Job: Without copying any pictures, restate exactly the lines from the start of the records through the line containing "ax.set_ylim(n - 0.5, -0.5)".

***

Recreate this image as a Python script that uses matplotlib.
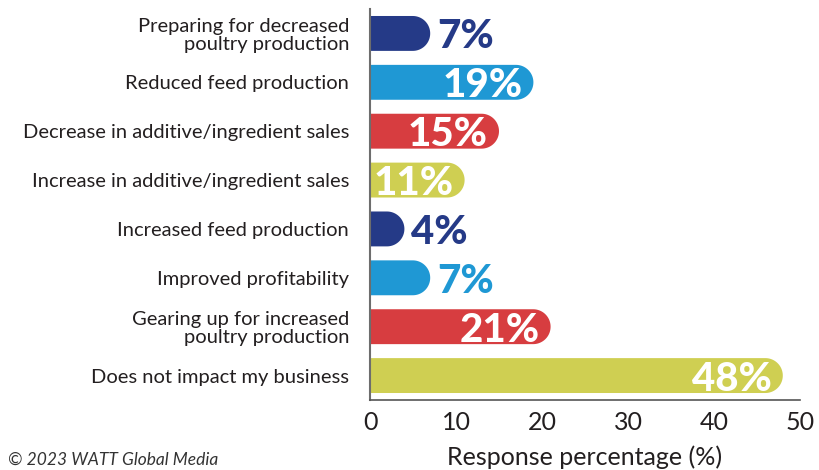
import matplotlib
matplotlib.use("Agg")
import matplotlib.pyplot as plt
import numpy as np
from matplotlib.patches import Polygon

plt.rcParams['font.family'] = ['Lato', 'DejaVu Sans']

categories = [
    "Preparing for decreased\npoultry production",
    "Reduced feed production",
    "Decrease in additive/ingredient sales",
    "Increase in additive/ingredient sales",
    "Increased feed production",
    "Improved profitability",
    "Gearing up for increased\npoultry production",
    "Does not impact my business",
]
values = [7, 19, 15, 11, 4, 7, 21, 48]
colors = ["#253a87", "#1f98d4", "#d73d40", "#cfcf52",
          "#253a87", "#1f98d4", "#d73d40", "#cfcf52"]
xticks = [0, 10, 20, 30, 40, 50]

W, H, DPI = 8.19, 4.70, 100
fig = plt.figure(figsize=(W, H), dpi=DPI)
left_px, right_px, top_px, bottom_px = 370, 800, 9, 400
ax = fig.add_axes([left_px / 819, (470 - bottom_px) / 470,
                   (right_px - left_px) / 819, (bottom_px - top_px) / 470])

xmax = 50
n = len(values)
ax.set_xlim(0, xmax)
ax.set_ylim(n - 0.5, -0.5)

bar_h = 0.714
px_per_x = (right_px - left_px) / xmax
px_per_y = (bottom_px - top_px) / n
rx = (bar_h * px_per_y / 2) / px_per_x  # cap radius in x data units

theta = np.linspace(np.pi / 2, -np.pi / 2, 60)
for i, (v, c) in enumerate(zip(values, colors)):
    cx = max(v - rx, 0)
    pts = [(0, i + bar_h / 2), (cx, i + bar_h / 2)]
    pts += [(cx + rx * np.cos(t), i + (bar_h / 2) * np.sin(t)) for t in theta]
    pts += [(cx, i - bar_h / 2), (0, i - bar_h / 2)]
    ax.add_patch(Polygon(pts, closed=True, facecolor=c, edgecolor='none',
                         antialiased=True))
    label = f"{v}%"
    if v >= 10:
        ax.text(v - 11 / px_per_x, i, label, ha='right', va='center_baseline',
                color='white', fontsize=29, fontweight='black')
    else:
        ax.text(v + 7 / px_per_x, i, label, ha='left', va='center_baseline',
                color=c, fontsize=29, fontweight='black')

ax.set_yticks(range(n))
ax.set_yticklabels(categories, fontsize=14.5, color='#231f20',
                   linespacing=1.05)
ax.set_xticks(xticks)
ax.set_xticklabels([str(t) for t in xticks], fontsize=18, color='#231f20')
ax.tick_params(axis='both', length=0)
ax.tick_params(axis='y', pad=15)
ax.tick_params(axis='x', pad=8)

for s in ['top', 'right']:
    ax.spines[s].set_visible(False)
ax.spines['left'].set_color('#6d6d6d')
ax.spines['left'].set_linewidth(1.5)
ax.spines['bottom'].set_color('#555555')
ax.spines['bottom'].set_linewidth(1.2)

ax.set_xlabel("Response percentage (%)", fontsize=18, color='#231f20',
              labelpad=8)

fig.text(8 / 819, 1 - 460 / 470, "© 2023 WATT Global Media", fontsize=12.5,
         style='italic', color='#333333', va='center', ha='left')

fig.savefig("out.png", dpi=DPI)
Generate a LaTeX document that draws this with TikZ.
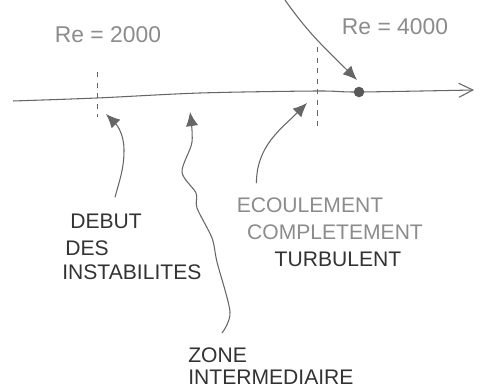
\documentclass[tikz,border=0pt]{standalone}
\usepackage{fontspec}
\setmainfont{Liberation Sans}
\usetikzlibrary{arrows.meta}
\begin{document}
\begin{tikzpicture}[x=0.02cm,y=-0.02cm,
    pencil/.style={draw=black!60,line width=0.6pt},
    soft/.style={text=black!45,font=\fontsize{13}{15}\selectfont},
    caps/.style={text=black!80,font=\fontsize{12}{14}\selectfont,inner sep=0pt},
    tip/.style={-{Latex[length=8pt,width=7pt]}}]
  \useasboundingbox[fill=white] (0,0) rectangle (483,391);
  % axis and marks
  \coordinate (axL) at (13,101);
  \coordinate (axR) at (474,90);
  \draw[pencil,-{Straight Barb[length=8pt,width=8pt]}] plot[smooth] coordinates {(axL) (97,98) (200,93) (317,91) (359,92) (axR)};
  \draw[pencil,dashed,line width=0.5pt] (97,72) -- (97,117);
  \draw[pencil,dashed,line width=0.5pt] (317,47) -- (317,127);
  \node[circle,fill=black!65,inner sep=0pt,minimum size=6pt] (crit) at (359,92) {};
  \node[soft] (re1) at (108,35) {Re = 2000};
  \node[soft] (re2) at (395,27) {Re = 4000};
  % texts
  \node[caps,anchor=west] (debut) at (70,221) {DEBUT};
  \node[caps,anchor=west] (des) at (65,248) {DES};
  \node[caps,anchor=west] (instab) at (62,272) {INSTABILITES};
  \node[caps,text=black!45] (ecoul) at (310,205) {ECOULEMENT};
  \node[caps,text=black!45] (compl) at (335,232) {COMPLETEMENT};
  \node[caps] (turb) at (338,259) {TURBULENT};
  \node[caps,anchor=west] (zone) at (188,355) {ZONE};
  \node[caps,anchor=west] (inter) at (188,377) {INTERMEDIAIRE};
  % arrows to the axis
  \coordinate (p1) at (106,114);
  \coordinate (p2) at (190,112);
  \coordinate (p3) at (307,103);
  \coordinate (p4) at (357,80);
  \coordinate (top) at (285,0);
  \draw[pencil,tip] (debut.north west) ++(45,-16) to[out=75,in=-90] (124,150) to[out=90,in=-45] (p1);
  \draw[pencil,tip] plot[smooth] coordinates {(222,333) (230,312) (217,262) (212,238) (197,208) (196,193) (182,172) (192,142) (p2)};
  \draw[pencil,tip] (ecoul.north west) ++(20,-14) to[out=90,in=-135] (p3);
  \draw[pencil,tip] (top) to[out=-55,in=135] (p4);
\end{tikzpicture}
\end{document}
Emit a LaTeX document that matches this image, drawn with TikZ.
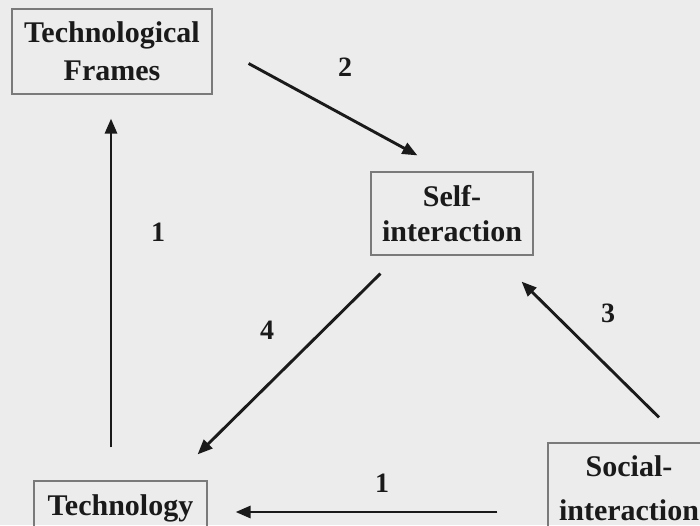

***

Response:
Recreate this image as a Python script that uses matplotlib.
import matplotlib
matplotlib.use("Agg")
import matplotlib.pyplot as plt
import numpy as np
from matplotlib.patches import Polygon

plt.rcParams['font.family'] = ['Lato', 'DejaVu Sans']

categories = [
    "Preparing for decreased\npoultry production",
    "Reduced feed production",
    "Decrease in additive/ingredient sales",
    "Increase in additive/ingredient sales",
    "Increased feed production",
    "Improved profitability",
    "Gearing up for increased\npoultry production",
    "Does not impact my business",
]
values = [7, 19, 15, 11, 4, 7, 21, 48]
colors = ["#253a87", "#1f98d4", "#d73d40", "#cfcf52",
          "#253a87", "#1f98d4", "#d73d40", "#cfcf52"]
xticks = [0, 10, 20, 30, 40, 50]

W, H, DPI = 8.19, 4.70, 100
fig = plt.figure(figsize=(W, H), dpi=DPI)
left_px, right_px, top_px, bottom_px = 370, 800, 9, 400
ax = fig.add_axes([left_px / 819, (470 - bottom_px) / 470,
                   (right_px - left_px) / 819, (bottom_px - top_px) / 470])

xmax = 50
n = len(values)
ax.set_xlim(0, xmax)
ax.set_ylim(n - 0.5, -0.5)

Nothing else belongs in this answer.